- Available data

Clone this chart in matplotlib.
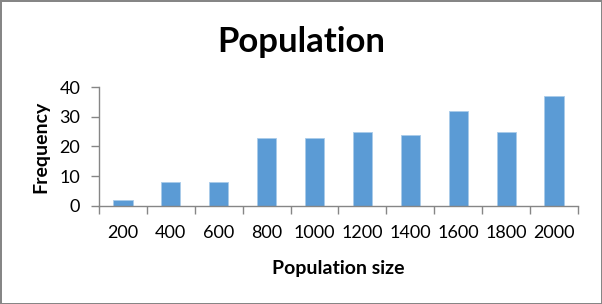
import matplotlib
matplotlib.use("Agg")
import matplotlib.pyplot as plt
import numpy as np

# data
sizes = ["200", "400", "600", "800", "1000", "1200", "1400", "1600", "1800", "2000"]
frequency = [2, 8, 8, 23, 23, 25, 24, 32, 25, 37]

axis_gray = "#868686"
bar_blue = "#5B9BD5"

plt.rcParams['font.family'] = ['Lato', 'DejaVu Sans']

fig = plt.figure(figsize=(6.02, 3.04), dpi=100)
fig.patch.set_edgecolor(axis_gray)
fig.patch.set_linewidth(2)

ax = fig.add_axes([0.1645, 0.3224, 0.7955, 0.3914])

x = np.arange(len(sizes))
ax.bar(x, frequency, width=0.4, color=bar_blue, edgecolor="#A9CBEA", linewidth=0.6, zorder=2)

ax.set_xlim(-0.5, len(sizes) - 0.5)
ax.set_ylim(0, 40)
ax.set_yticks([0, 10, 20, 30, 40])

# labels at category centres, tick marks at the boundaries
ax.set_xticks(x, sizes)
ax.set_xticks(np.arange(-0.5, len(sizes)), minor=True)
ax.tick_params(axis="x", which="major", length=0, pad=14, labelsize=13, colors="#000000")
ax.tick_params(axis="x", which="minor", length=5.5, width=1, color=axis_gray, direction="out")
ax.tick_params(axis="y", length=5.5, width=1, color=axis_gray, pad=8, labelsize=13, labelcolor="#000000")

for side in ["top", "right"]:
    ax.spines[side].set_visible(False)
for side in ["left", "bottom"]:
    ax.spines[side].set_color(axis_gray)
    ax.spines[side].set_linewidth(1)

fig.text(0.5, 0.862, "Population", ha="center", va="center", fontsize=25, fontweight="bold")
fig.text(0.068, 0.518, "Frequency", ha="center", va="center", rotation=90, fontsize=14, fontweight="bold")
fig.text(0.562, 0.118, "Population size", ha="center", va="center", fontsize=14, fontweight="bold")

fig.savefig("out.png", dpi=100)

- Written exercise
Leave out the pictures and print every line of the data exactly.

- Correct output
Clone this chart in matplotlib.
import matplotlib
matplotlib.use("Agg")
import matplotlib.pyplot as plt
import numpy as np

# data
sizes = ["200", "400", "600", "800", "1000", "1200", "1400", "1600", "1800", "2000"]
frequency = [2, 8, 8, 23, 23, 25, 24, 32, 25, 37]

axis_gray = "#868686"
bar_blue = "#5B9BD5"

plt.rcParams['font.family'] = ['Lato', 'DejaVu Sans']

fig = plt.figure(figsize=(6.02, 3.04), dpi=100)
fig.patch.set_edgecolor(axis_gray)
fig.patch.set_linewidth(2)

ax = fig.add_axes([0.1645, 0.3224, 0.7955, 0.3914])

x = np.arange(len(sizes))
ax.bar(x, frequency, width=0.4, color=bar_blue, edgecolor="#A9CBEA", linewidth=0.6, zorder=2)

ax.set_xlim(-0.5, len(sizes) - 0.5)
ax.set_ylim(0, 40)
ax.set_yticks([0, 10, 20, 30, 40])

# labels at category centres, tick marks at the boundaries
ax.set_xticks(x, sizes)
ax.set_xticks(np.arange(-0.5, len(sizes)), minor=True)
ax.tick_params(axis="x", which="major", length=0, pad=14, labelsize=13, colors="#000000")
ax.tick_params(axis="x", which="minor", length=5.5, width=1, color=axis_gray, direction="out")
ax.tick_params(axis="y", length=5.5, width=1, color=axis_gray, pad=8, labelsize=13, labelcolor="#000000")

for side in ["top", "right"]:
    ax.spines[side].set_visible(False)
for side in ["left", "bottom"]:
    ax.spines[side].set_color(axis_gray)
    ax.spines[side].set_linewidth(1)

fig.text(0.5, 0.862, "Population", ha="center", va="center", fontsize=25, fontweight="bold")
fig.text(0.068, 0.518, "Frequency", ha="center", va="center", rotation=90, fontsize=14, fontweight="bold")
fig.text(0.562, 0.118, "Population size", ha="center", va="center", fontsize=14, fontweight="bold")

fig.savefig("out.png", dpi=100)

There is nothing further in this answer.